• Task goal: Starting at the first line of the listing below, retype each line up to and including the one that contains "totals = [130, 163, 214, 269, 450, 456, 503, 479]". Leave pictures out.

• Records shown:
** start **

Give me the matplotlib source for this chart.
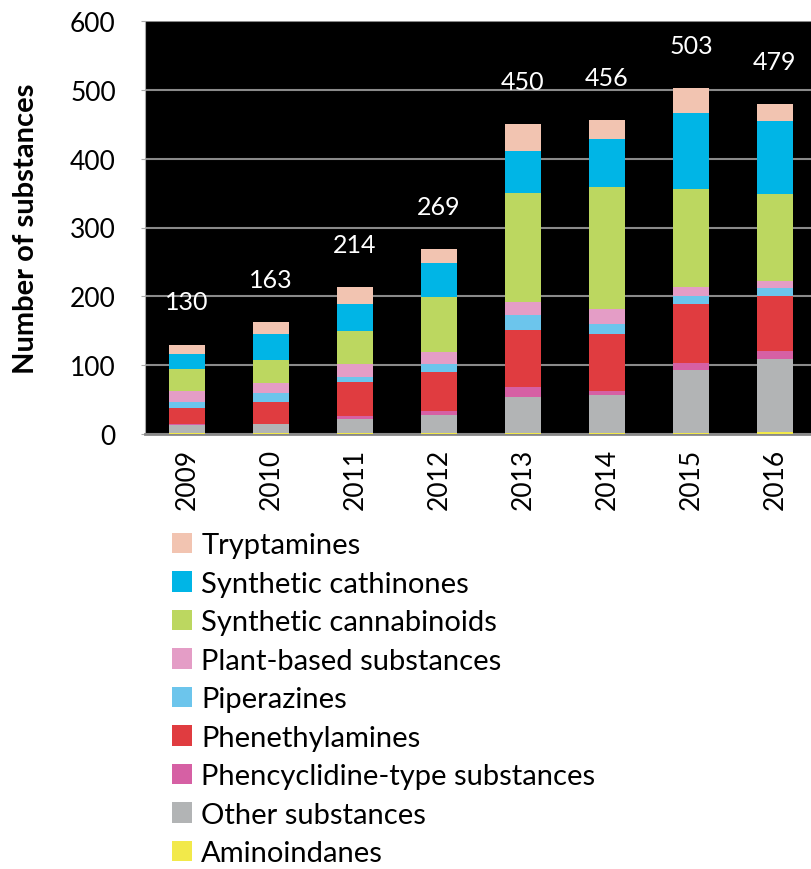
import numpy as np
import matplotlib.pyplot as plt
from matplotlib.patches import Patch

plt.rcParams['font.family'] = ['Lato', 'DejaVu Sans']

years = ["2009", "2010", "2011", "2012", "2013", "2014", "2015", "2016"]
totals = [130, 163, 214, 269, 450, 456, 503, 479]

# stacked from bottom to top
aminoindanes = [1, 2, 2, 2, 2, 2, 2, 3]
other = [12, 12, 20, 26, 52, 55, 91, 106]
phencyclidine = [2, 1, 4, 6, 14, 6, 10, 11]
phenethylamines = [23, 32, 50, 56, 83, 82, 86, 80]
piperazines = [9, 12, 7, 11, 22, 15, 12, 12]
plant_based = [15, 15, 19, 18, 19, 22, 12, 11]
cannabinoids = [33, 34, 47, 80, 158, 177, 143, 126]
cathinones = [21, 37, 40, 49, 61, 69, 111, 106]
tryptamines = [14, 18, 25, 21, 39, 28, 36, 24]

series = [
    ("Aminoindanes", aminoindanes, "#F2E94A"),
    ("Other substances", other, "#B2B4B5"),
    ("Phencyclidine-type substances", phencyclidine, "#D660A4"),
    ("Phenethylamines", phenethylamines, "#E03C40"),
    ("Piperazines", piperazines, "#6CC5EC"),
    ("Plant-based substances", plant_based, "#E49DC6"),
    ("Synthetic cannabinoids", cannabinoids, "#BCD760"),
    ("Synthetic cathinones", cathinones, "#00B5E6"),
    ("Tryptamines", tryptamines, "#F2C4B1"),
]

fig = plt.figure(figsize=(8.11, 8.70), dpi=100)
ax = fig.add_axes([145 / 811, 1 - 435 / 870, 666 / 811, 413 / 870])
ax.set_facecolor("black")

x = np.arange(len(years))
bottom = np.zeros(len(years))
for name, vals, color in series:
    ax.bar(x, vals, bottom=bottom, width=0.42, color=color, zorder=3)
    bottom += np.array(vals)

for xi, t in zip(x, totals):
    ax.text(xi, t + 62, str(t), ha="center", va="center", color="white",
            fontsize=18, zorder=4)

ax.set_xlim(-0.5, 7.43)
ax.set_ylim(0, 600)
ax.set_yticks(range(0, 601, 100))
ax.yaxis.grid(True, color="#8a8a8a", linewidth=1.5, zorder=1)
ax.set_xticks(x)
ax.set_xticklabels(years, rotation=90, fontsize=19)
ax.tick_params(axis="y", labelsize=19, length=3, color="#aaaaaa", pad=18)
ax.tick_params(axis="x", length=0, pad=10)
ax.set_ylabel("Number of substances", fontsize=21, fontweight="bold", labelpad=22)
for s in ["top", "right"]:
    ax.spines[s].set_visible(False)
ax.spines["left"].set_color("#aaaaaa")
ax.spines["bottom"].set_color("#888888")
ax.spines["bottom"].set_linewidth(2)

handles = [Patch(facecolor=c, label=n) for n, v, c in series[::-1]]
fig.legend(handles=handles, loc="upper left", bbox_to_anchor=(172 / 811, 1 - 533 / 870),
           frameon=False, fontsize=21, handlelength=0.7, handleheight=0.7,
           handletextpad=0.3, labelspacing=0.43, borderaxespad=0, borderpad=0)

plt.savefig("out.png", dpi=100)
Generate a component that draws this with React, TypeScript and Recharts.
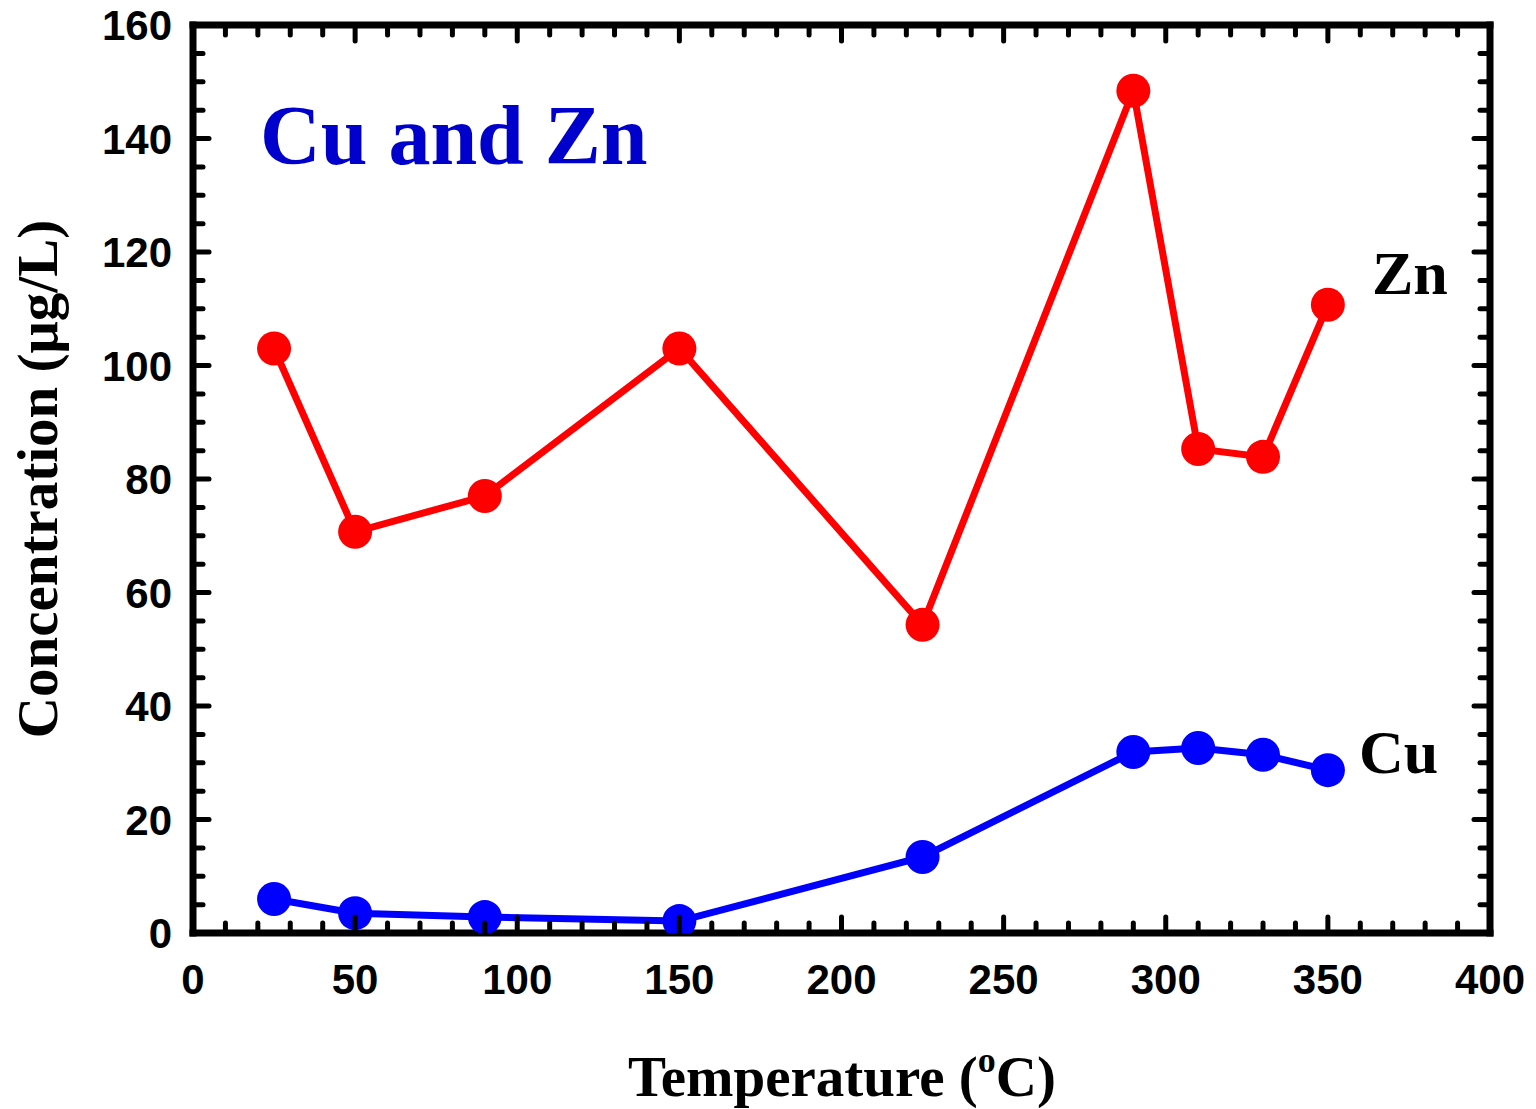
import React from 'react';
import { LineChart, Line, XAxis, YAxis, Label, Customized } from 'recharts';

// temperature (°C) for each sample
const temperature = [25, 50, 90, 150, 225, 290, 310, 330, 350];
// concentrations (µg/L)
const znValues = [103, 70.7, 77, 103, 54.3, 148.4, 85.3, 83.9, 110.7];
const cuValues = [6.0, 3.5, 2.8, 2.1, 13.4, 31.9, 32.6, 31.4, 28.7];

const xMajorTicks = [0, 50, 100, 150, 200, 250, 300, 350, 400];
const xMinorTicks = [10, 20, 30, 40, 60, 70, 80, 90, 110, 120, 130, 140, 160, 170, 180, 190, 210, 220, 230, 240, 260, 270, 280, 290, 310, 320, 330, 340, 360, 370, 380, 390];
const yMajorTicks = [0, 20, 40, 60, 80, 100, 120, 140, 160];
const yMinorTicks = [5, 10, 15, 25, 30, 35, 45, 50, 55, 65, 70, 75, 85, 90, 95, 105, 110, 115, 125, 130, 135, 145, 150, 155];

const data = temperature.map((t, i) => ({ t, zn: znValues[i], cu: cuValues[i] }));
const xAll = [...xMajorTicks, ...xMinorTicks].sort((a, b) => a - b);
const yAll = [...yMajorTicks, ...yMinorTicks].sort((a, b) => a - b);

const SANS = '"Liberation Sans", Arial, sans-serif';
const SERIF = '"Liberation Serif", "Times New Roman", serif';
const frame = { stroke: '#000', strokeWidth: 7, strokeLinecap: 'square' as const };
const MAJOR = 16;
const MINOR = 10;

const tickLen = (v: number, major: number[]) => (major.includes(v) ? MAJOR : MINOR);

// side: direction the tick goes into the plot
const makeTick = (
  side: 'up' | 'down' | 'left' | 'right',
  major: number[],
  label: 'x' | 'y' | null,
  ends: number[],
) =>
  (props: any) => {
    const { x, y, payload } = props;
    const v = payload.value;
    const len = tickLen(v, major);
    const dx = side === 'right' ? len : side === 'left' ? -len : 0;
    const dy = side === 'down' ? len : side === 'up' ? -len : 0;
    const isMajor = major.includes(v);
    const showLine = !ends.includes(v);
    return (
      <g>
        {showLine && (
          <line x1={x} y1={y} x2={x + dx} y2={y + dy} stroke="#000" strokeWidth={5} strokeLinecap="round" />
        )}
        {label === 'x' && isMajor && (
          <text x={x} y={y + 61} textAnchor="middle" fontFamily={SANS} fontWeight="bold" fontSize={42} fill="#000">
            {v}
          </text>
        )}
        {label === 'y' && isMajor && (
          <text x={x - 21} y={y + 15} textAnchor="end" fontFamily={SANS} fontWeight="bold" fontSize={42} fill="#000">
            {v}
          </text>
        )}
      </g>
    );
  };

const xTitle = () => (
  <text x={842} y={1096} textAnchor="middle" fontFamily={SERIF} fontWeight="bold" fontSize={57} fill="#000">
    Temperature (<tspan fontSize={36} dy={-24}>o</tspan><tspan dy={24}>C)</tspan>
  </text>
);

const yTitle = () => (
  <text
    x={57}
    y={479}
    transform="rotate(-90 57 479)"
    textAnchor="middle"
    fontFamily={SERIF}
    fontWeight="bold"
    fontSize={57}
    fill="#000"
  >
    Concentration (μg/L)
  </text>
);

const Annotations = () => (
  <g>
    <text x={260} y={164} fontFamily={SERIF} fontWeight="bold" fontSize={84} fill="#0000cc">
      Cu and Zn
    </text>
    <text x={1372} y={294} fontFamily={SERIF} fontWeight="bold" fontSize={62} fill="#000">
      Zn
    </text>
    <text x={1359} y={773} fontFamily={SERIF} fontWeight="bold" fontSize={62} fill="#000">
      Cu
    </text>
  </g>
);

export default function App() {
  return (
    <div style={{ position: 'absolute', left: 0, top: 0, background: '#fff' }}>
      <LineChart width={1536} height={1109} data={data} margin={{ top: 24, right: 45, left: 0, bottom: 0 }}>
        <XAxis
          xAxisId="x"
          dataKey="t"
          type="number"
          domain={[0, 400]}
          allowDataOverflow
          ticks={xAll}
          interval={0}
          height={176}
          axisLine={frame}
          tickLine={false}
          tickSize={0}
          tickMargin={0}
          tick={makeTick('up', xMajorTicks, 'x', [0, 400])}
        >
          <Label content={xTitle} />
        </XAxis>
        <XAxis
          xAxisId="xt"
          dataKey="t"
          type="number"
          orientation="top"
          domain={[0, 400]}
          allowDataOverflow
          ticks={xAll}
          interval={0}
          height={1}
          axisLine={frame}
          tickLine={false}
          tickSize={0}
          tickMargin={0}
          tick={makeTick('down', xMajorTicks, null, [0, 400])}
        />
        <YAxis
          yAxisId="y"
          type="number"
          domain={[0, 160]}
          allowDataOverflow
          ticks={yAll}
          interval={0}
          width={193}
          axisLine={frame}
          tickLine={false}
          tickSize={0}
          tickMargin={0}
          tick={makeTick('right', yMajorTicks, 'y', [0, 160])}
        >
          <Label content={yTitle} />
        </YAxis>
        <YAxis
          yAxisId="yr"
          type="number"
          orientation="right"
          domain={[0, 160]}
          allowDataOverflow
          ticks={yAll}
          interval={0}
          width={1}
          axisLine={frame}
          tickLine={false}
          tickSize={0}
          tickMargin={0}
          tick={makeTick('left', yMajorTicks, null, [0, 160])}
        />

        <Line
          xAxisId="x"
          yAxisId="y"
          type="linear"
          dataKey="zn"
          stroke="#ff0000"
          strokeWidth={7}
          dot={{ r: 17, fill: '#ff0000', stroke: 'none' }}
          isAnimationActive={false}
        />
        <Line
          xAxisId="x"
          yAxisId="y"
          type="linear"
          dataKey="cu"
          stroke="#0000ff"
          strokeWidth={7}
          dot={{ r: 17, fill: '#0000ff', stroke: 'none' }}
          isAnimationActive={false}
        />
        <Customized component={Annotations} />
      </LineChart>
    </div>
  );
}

** end **

• Output for this task:
Give me the matplotlib source for this chart.
import numpy as np
import matplotlib.pyplot as plt
from matplotlib.patches import Patch

plt.rcParams['font.family'] = ['Lato', 'DejaVu Sans']

years = ["2009", "2010", "2011", "2012", "2013", "2014", "2015", "2016"]
totals = [130, 163, 214, 269, 450, 456, 503, 479]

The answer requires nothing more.